* **Information shown**
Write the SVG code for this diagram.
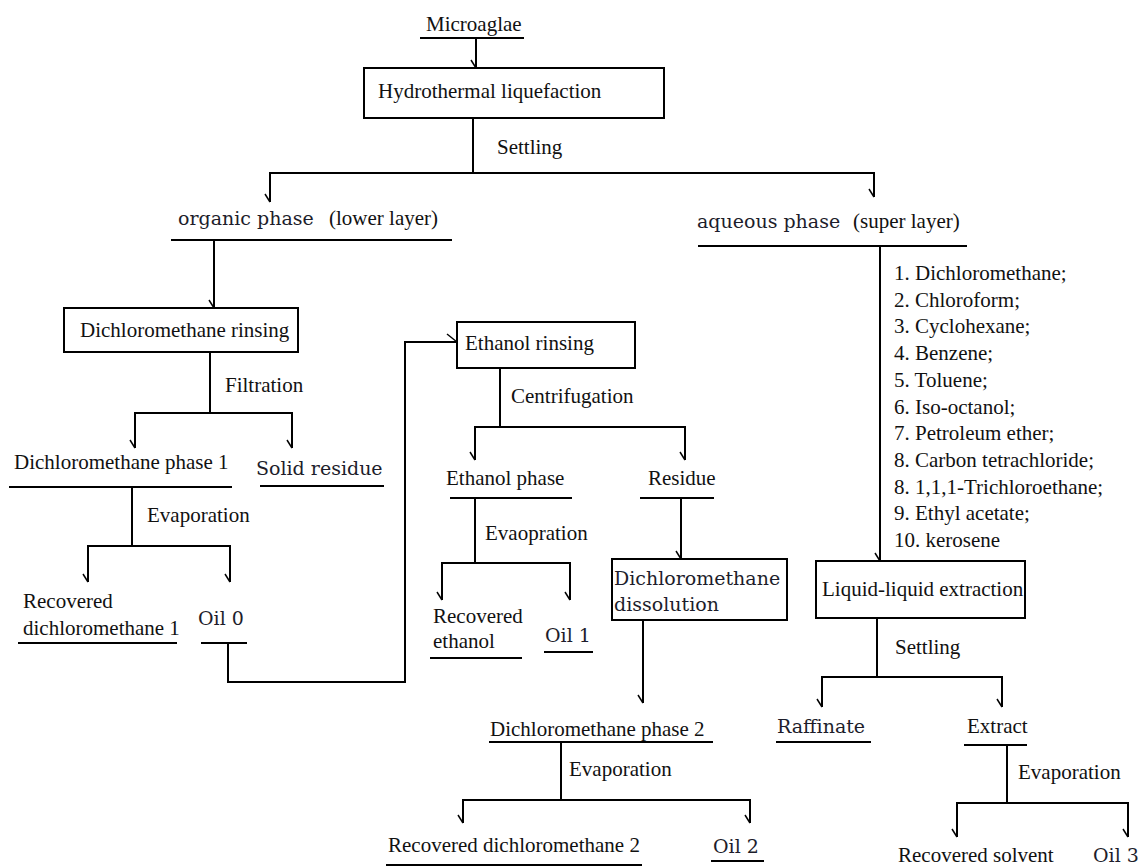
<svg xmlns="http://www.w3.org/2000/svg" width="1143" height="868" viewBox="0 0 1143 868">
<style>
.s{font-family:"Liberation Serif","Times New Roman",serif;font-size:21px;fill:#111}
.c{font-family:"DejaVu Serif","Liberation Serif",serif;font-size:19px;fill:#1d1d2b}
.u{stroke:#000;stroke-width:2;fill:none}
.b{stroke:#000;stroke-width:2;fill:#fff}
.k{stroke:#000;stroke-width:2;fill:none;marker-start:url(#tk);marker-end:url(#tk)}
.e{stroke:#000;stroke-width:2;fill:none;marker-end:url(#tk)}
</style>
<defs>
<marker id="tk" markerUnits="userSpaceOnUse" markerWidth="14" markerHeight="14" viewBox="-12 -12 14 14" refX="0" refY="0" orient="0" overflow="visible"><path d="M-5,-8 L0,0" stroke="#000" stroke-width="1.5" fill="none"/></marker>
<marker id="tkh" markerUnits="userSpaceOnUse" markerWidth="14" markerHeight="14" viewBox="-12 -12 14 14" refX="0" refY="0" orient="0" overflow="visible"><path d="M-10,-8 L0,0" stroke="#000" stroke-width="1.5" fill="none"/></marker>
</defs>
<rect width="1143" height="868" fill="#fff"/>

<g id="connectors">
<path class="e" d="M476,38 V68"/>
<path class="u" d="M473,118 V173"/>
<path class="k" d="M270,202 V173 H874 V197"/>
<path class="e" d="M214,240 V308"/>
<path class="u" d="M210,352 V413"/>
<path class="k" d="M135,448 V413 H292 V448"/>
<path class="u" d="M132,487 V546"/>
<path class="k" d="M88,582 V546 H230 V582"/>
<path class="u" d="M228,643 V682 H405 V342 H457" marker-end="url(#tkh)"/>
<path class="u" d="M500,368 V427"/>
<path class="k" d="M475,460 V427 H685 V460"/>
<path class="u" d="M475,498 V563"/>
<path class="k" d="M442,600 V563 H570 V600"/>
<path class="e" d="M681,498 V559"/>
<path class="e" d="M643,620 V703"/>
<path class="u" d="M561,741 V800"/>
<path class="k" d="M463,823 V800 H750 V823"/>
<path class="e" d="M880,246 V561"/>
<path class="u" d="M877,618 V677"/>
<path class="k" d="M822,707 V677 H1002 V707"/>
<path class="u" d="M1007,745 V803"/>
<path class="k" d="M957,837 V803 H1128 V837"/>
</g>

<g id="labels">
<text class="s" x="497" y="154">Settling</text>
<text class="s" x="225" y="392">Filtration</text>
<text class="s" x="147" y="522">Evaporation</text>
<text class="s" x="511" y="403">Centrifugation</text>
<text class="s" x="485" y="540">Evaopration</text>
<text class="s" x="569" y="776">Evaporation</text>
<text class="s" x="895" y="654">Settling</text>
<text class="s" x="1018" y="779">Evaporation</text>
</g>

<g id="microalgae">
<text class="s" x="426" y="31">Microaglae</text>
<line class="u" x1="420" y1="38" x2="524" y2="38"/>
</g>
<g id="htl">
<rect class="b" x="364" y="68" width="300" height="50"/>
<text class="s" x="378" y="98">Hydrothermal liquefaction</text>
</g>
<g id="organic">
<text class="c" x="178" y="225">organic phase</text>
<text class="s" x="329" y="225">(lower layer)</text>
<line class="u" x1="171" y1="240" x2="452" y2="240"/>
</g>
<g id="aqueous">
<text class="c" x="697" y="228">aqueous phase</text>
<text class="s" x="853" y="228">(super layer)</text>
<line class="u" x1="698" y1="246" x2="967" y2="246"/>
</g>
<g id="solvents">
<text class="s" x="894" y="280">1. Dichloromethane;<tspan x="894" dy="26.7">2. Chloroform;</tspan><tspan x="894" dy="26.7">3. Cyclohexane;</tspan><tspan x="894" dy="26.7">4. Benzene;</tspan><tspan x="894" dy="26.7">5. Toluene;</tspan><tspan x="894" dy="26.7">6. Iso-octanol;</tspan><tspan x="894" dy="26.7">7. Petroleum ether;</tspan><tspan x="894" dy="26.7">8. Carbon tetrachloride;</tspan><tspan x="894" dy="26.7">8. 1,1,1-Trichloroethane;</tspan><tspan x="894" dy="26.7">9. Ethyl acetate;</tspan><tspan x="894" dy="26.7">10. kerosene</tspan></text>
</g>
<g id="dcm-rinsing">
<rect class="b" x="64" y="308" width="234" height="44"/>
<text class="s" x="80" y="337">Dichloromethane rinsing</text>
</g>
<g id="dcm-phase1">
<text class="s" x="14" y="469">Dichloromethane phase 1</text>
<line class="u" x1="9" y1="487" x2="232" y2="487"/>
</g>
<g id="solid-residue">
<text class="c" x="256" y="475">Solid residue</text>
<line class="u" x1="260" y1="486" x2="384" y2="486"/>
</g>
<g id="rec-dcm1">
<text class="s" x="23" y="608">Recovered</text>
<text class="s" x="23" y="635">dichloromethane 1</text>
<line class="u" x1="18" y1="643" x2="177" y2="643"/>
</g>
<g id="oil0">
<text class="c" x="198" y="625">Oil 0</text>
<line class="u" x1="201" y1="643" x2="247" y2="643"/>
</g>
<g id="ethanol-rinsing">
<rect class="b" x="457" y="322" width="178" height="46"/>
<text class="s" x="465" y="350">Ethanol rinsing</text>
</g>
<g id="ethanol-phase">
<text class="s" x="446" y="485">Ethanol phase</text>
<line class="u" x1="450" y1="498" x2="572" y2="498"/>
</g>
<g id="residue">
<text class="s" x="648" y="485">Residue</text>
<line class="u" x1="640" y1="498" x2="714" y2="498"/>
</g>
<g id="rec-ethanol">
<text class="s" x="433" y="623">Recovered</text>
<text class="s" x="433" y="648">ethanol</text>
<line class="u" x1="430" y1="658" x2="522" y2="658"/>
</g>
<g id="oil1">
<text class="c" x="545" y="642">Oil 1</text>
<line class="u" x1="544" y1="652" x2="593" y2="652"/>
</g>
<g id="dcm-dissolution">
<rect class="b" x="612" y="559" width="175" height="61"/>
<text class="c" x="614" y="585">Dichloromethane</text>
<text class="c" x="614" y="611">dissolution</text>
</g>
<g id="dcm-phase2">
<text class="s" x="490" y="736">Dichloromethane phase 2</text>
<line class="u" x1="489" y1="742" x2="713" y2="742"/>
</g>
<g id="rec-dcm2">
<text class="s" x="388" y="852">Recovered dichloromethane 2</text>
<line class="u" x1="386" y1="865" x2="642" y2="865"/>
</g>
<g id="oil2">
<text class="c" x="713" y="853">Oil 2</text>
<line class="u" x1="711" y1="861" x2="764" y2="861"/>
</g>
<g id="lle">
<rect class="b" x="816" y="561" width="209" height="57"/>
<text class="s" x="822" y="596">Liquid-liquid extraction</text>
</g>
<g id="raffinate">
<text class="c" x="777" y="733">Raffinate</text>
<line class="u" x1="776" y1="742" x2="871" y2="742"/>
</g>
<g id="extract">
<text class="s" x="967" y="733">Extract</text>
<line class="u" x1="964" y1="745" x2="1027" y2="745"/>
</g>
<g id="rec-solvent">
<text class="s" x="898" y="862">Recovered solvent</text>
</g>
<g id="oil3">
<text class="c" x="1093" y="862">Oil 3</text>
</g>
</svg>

* **Short task**
Produce an exact copy of each line of data, skipping embedded images.

* **Result**
Write the SVG code for this diagram.
<svg xmlns="http://www.w3.org/2000/svg" width="1143" height="868" viewBox="0 0 1143 868">
<style>
.s{font-family:"Liberation Serif","Times New Roman",serif;font-size:21px;fill:#111}
.c{font-family:"DejaVu Serif","Liberation Serif",serif;font-size:19px;fill:#1d1d2b}
.u{stroke:#000;stroke-width:2;fill:none}
.b{stroke:#000;stroke-width:2;fill:#fff}
.k{stroke:#000;stroke-width:2;fill:none;marker-start:url(#tk);marker-end:url(#tk)}
.e{stroke:#000;stroke-width:2;fill:none;marker-end:url(#tk)}
</style>
<defs>
<marker id="tk" markerUnits="userSpaceOnUse" markerWidth="14" markerHeight="14" viewBox="-12 -12 14 14" refX="0" refY="0" orient="0" overflow="visible"><path d="M-5,-8 L0,0" stroke="#000" stroke-width="1.5" fill="none"/></marker>
<marker id="tkh" markerUnits="userSpaceOnUse" markerWidth="14" markerHeight="14" viewBox="-12 -12 14 14" refX="0" refY="0" orient="0" overflow="visible"><path d="M-10,-8 L0,0" stroke="#000" stroke-width="1.5" fill="none"/></marker>
</defs>
<rect width="1143" height="868" fill="#fff"/>

<g id="connectors">
<path class="e" d="M476,38 V68"/>
<path class="u" d="M473,118 V173"/>
<path class="k" d="M270,202 V173 H874 V197"/>
<path class="e" d="M214,240 V308"/>
<path class="u" d="M210,352 V413"/>
<path class="k" d="M135,448 V413 H292 V448"/>
<path class="u" d="M132,487 V546"/>
<path class="k" d="M88,582 V546 H230 V582"/>
<path class="u" d="M228,643 V682 H405 V342 H457" marker-end="url(#tkh)"/>
<path class="u" d="M500,368 V427"/>
<path class="k" d="M475,460 V427 H685 V460"/>
<path class="u" d="M475,498 V563"/>
<path class="k" d="M442,600 V563 H570 V600"/>
<path class="e" d="M681,498 V559"/>
<path class="e" d="M643,620 V703"/>
<path class="u" d="M561,741 V800"/>
<path class="k" d="M463,823 V800 H750 V823"/>
<path class="e" d="M880,246 V561"/>
<path class="u" d="M877,618 V677"/>
<path class="k" d="M822,707 V677 H1002 V707"/>
<path class="u" d="M1007,745 V803"/>
<path class="k" d="M957,837 V803 H1128 V837"/>
</g>

<g id="labels">
<text class="s" x="497" y="154">Settling</text>
<text class="s" x="225" y="392">Filtration</text>
<text class="s" x="147" y="522">Evaporation</text>
<text class="s" x="511" y="403">Centrifugation</text>
<text class="s" x="485" y="540">Evaopration</text>
<text class="s" x="569" y="776">Evaporation</text>
<text class="s" x="895" y="654">Settling</text>
<text class="s" x="1018" y="779">Evaporation</text>
</g>

<g id="microalgae">
<text class="s" x="426" y="31">Microaglae</text>
<line class="u" x1="420" y1="38" x2="524" y2="38"/>
</g>
<g id="htl">
<rect class="b" x="364" y="68" width="300" height="50"/>
<text class="s" x="378" y="98">Hydrothermal liquefaction</text>
</g>
<g id="organic">
<text class="c" x="178" y="225">organic phase</text>
<text class="s" x="329" y="225">(lower layer)</text>
<line class="u" x1="171" y1="240" x2="452" y2="240"/>
</g>
<g id="aqueous">
<text class="c" x="697" y="228">aqueous phase</text>
<text class="s" x="853" y="228">(super layer)</text>
<line class="u" x1="698" y1="246" x2="967" y2="246"/>
</g>
<g id="solvents">
<text class="s" x="894" y="280">1. Dichloromethane;<tspan x="894" dy="26.7">2. Chloroform;</tspan><tspan x="894" dy="26.7">3. Cyclohexane;</tspan><tspan x="894" dy="26.7">4. Benzene;</tspan><tspan x="894" dy="26.7">5. Toluene;</tspan><tspan x="894" dy="26.7">6. Iso-octanol;</tspan><tspan x="894" dy="26.7">7. Petroleum ether;</tspan><tspan x="894" dy="26.7">8. Carbon tetrachloride;</tspan><tspan x="894" dy="26.7">8. 1,1,1-Trichloroethane;</tspan><tspan x="894" dy="26.7">9. Ethyl acetate;</tspan><tspan x="894" dy="26.7">10. kerosene</tspan></text>
</g>
<g id="dcm-rinsing">
<rect class="b" x="64" y="308" width="234" height="44"/>
<text class="s" x="80" y="337">Dichloromethane rinsing</text>
</g>
<g id="dcm-phase1">
<text class="s" x="14" y="469">Dichloromethane phase 1</text>
<line class="u" x1="9" y1="487" x2="232" y2="487"/>
</g>
<g id="solid-residue">
<text class="c" x="256" y="475">Solid residue</text>
<line class="u" x1="260" y1="486" x2="384" y2="486"/>
</g>
<g id="rec-dcm1">
<text class="s" x="23" y="608">Recovered</text>
<text class="s" x="23" y="635">dichloromethane 1</text>
<line class="u" x1="18" y1="643" x2="177" y2="643"/>
</g>
<g id="oil0">
<text class="c" x="198" y="625">Oil 0</text>
<line class="u" x1="201" y1="643" x2="247" y2="643"/>
</g>
<g id="ethanol-rinsing">
<rect class="b" x="457" y="322" width="178" height="46"/>
<text class="s" x="465" y="350">Ethanol rinsing</text>
</g>
<g id="ethanol-phase">
<text class="s" x="446" y="485">Ethanol phase</text>
<line class="u" x1="450" y1="498" x2="572" y2="498"/>
</g>
<g id="residue">
<text class="s" x="648" y="485">Residue</text>
<line class="u" x1="640" y1="498" x2="714" y2="498"/>
</g>
<g id="rec-ethanol">
<text class="s" x="433" y="623">Recovered</text>
<text class="s" x="433" y="648">ethanol</text>
<line class="u" x1="430" y1="658" x2="522" y2="658"/>
</g>
<g id="oil1">
<text class="c" x="545" y="642">Oil 1</text>
<line class="u" x1="544" y1="652" x2="593" y2="652"/>
</g>
<g id="dcm-dissolution">
<rect class="b" x="612" y="559" width="175" height="61"/>
<text class="c" x="614" y="585">Dichloromethane</text>
<text class="c" x="614" y="611">dissolution</text>
</g>
<g id="dcm-phase2">
<text class="s" x="490" y="736">Dichloromethane phase 2</text>
<line class="u" x1="489" y1="742" x2="713" y2="742"/>
</g>
<g id="rec-dcm2">
<text class="s" x="388" y="852">Recovered dichloromethane 2</text>
<line class="u" x1="386" y1="865" x2="642" y2="865"/>
</g>
<g id="oil2">
<text class="c" x="713" y="853">Oil 2</text>
<line class="u" x1="711" y1="861" x2="764" y2="861"/>
</g>
<g id="lle">
<rect class="b" x="816" y="561" width="209" height="57"/>
<text class="s" x="822" y="596">Liquid-liquid extraction</text>
</g>
<g id="raffinate">
<text class="c" x="777" y="733">Raffinate</text>
<line class="u" x1="776" y1="742" x2="871" y2="742"/>
</g>
<g id="extract">
<text class="s" x="967" y="733">Extract</text>
<line class="u" x1="964" y1="745" x2="1027" y2="745"/>
</g>
<g id="rec-solvent">
<text class="s" x="898" y="862">Recovered solvent</text>
</g>
<g id="oil3">
<text class="c" x="1093" y="862">Oil 3</text>
</g>
</svg>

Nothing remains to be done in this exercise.